Por su parte, Albert Camus escribió la siguiente carta a su profesor de primaria luego de ganar el Premio Nobel de Literatura en 1957:

“Querido señor Germain:
Esperé a que se apagara un poco el ruido que me ha rodeado todos estos días antes de hablarle de todo corazón. He recibido un honor demasiado grande, que no he buscado ni pedido. Pero cuando supe la noticia, pensé primero en mi madre y después en usted. Sin usted, sin la mano afectuosa que tendió al niño pobre que era yo, sin su enseñanza y su ejemplo, no hubiese sucedido nada de todo esto. No es que dé demasiada importancia a un honor de este tipo. Pero ofrece por lo menos la oportunidad de decirle lo que usted ha sido y sigue siendo para mí, y de corroborarle que sus esfuerzos, su trabajo y el corazón generoso que usted puso en ello continúan siempre vivos en uno de sus pequeños escolares, que, pese a los años, no ha dejado de ser su alumno agradecido.

Lo abrazo con todas mis fuerzas”.

(El primer hombre, p. 123)

Actualmente, en esta época de cruel pandemia, no es raro leer y escuchar con extrañeza en los medios de comunicación que los profesores estamos trabajando menos horas y que por lo tanto nos deberían bajar el sueldo. Ante esto, uno no puede sino sentirse sorprendido y enojado. El profesor no está trabajando menos. Al contrario, está trabajando mucho más de lo habitual. Ha tenido que pasar de un momento a otro de una enseñanza presencial, a la que estaba acostumbrado, a una enseñanza virtual, nueva para él, lo cual le está demandado mucho esfuerzo, sobre todo a los profesores ya mayores, que son un número considerable. Si es que ya no la tenía, el profesor ha tenido que comprarse una buena computadora y contar con un celular inteligente; ha tenido que mejorar su señal de conexión a Internet; ha tenido que habilitar un espacio en su hogar para trabajar, con lo difícil que es contar con un espacio propio en muchos hogares peruanos. Tiene que consumir más energía eléctrica y ya no cuenta con un horario fijo de trabajo, pues ahora tiene que estar disponible a toda hora para responder a los mensajes de sus estudiantes y a las reuniones virtuales con sus coordinadores y colegas. ¿Eso es poco trabajo? ¿Eso es “llevársela fácil”? Más aún, todo esto le quita el tiempo que dedicaba a su familia y a su necesario descanso. El exceso de carga laboral está provocando estrés (el peligroso burnout) en los profesores. A lo que hay que agregar que el trabajo del docente no se limita a las horas de clase efectivas, sino que hay que agregarle el tiempo que debe dedicar a la preparación de sus clases y el tiempo para la evaluación y la reflexión sobre lo realizado en el día.

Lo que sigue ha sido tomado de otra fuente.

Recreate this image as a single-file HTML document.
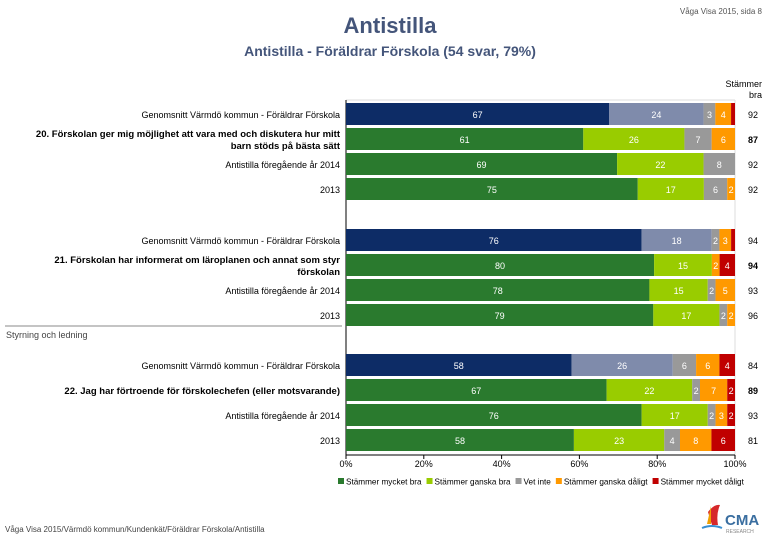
<!DOCTYPE html>
<html><head><meta charset="utf-8"><style>
html,body{margin:0;padding:0;background:#fff;}
svg{display:block;font-family:"Liberation Sans",Arial,sans-serif;}
</style></head><body>
<svg id="chart" width="780" height="540" viewBox="0 0 780 540">
<text x="762" y="14" font-size="8" fill="#555" text-anchor="end">Våga Visa 2015, sida 8</text>
<text x="390" y="33" font-size="22" font-weight="bold" fill="#44557a" text-anchor="middle">Antistilla</text>
<text x="390" y="56" font-size="14" font-weight="bold" fill="#44557a" text-anchor="middle">Antistilla - Föräldrar Förskola (54 svar, 79%)</text>
<text x="762" y="87" font-size="9" fill="#000" text-anchor="end">Stämmer</text>
<text x="762" y="98" font-size="9" fill="#000" text-anchor="end">bra</text>
<line x1="346" y1="100" x2="735" y2="100" stroke="#ddd"/>
<line x1="735" y1="100" x2="735" y2="455" stroke="#ddd"/>
<line x1="346" y1="100" x2="346" y2="455" stroke="#000"/>
<line x1="346" y1="455" x2="735" y2="455" stroke="#000"/>
<line x1="5" y1="326" x2="342" y2="326" stroke="#888"/>
<text x="6" y="338" font-size="9" fill="#444">Styrning och ledning</text>
<text x="5" y="532" font-size="8" fill="#444">Våga Visa 2015/Värmdö kommun/Kundenkät/Föräldrar Förskola/Antistilla</text>
<g>
<path d="M712 525 L708 512 Q714 504 720 505 Q716 514 718 525 Z" fill="#d6282a"/>
<path d="M707 524 L711 506 L711 524 Z" fill="#f0a000"/>
<path d="M702 528 Q712 524 722 528" stroke="#3a8fd0" stroke-width="2" fill="none"/>
<text x="725" y="525" font-size="15" font-weight="bold" fill="#3a6ea0">CMA</text>
<text x="726" y="533" font-size="5" fill="#888">RESEARCH</text>
</g>
<g id="bars"></g>
</svg>
<script>
const categories = [
"Genomsnitt Värmdö kommun - Föräldrar Förskola",
"20. Förskolan ger mig möjlighet att vara med och diskutera hur mitt|barn stöds på bästa sätt",
"Antistilla föregående år 2014","2013",
"Genomsnitt Värmdö kommun - Föräldrar Förskola",
"21. Förskolan har informerat om läroplanen och annat som styr|förskolan",
"Antistilla föregående år 2014","2013",
"Genomsnitt Värmdö kommun - Föräldrar Förskola",
"22. Jag har förtroende för förskolechefen (eller motsvarande)",
"Antistilla föregående år 2014","2013"];
const isAverage = [1,0,0,0,1,0,0,0,1,0,0,0];
const isQuestion = [0,1,0,0,0,1,0,0,0,1,0,0];
const veryGood = [67,61,69,75,76,80,78,79,58,67,76,58];
const fairlyGood = [24,26,22,17,18,15,15,17,26,22,17,23];
const neutral = [3,7,8,6,2,0,2,2,6,2,2,4];
const fairlyBad = [4,6,0,2,3,2,5,2,6,7,3,8];
const veryBad = [1,0,0,0,1,4,0,0,4,2,2,6];
const agreeTotals = [92,87,92,92,94,94,93,96,84,89,93,81];
const xTicks = [0,20,40,60,80,100];
const legendLabels = ["Stämmer mycket bra","Stämmer ganska bra","Vet inte","Stämmer ganska dåligt","Stämmer mycket dåligt"];
const rowCenters = [114,139,164,189,240,265,290,315,365,390,415,440];

const NS="http://www.w3.org/2000/svg";
const X0=346,X1=735;
const xs=v=>X0+(X1-X0)*v/100;
const colors=["#2a7a2e","#99cc00","#999999","#ff9900","#c00000"];
const avgColors=["#0d2c66","#7f8bab","#999999","#ff9900","#c00000"];
const g=document.getElementById('bars');
function el(t,a){const e=document.createElementNS(NS,t);for(const k in a)e.setAttribute(k,a[k]);return e;}
const series=[veryGood,fairlyGood,neutral,fairlyBad,veryBad];
categories.forEach((c,i)=>{
  const cy=rowCenters[i];
  const vals=series.map(s=>s[i]);
  const sum=vals.reduce((a,b)=>a+b,0);
  let acc=0;
  vals.forEach((v,k)=>{
    const x=xs(acc/sum*100), w=xs((acc+v)/sum*100)-x;
    const r=el('rect',{x:x,y:cy-11,width:Math.max(w,0),height:22,fill:(isAverage[i]?avgColors:colors)[k]});
    
    
    g.appendChild(r);
    if(v>0 && w>7){
      const t=el('text',{x:x+w/2,y:cy+4,'font-size':9,fill:'#fff','text-anchor':'middle'});
      t.textContent=v;
      
      
      g.appendChild(t);
    }
    acc+=v;
  });
  const tt=el('text',{x:748,y:cy+4,'font-size':9,fill:'#000','font-weight':isQuestion[i]?'bold':'normal'});
  tt.textContent=agreeTotals[i];
  
  
  g.appendChild(tt);
  const lines=c.split('|');
  lines.forEach((ln,j)=>{
    const ty=lines.length>1?cy-2+j*12:cy+4;
    const lt=el('text',{x:340,y:ty,'font-size':isQuestion[i]?9.5:9,fill:'#000','text-anchor':'end','font-weight':isQuestion[i]?'bold':'normal'});
    lt.textContent=ln;
    
    
    g.appendChild(lt);
  });
});
xTicks.forEach(v=>{
  const tk=el('line',{x1:xs(v),y1:455,x2:xs(v),y2:459,stroke:'#000'});
  
  
  g.appendChild(tk);
  const t=el('text',{x:xs(v),y:467,'font-size':9,fill:'#000','text-anchor':'middle'});
  t.textContent=v+'%';
  
  
  g.appendChild(t);
});
let lx=338;
legendLabels.forEach((l,k)=>{
  const s=el('rect',{x:lx,y:478,width:6,height:6,fill:colors[k]});
  
  
  g.appendChild(s);
  const t=el('text',{x:lx+8,y:484.5,'font-size':8.2,fill:'#000'});
  t.textContent=l;
  
  
  g.appendChild(t);
  lx+=8+t.getComputedTextLength()+5;
});
</script>
</body></html>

Por todo lo anteriormente dicho, quisiera hacer llegar un abrazo solidario y un sentido homenaje a los profesores, hombres y mujeres que decidieron en su momento dedicarse a esta labor de formar personas. A mis profesores de primaria y secundaria, en especial a los profesores Alfredo Orellana y Fermín Medina; los de la formación universitaria, en especial a los profesores Reynaldo Alarcón y Raúl González; a mis colegas y amigos, como el profesor Pedro Rojas; y a mi amigo y mentor, profesor Rubén Mesía. Todos ellos entendieron que su labor no era solo transmitir conocimientos, sino educar personas en todo el sentido de la palabra. Mi agradecimiento eterno.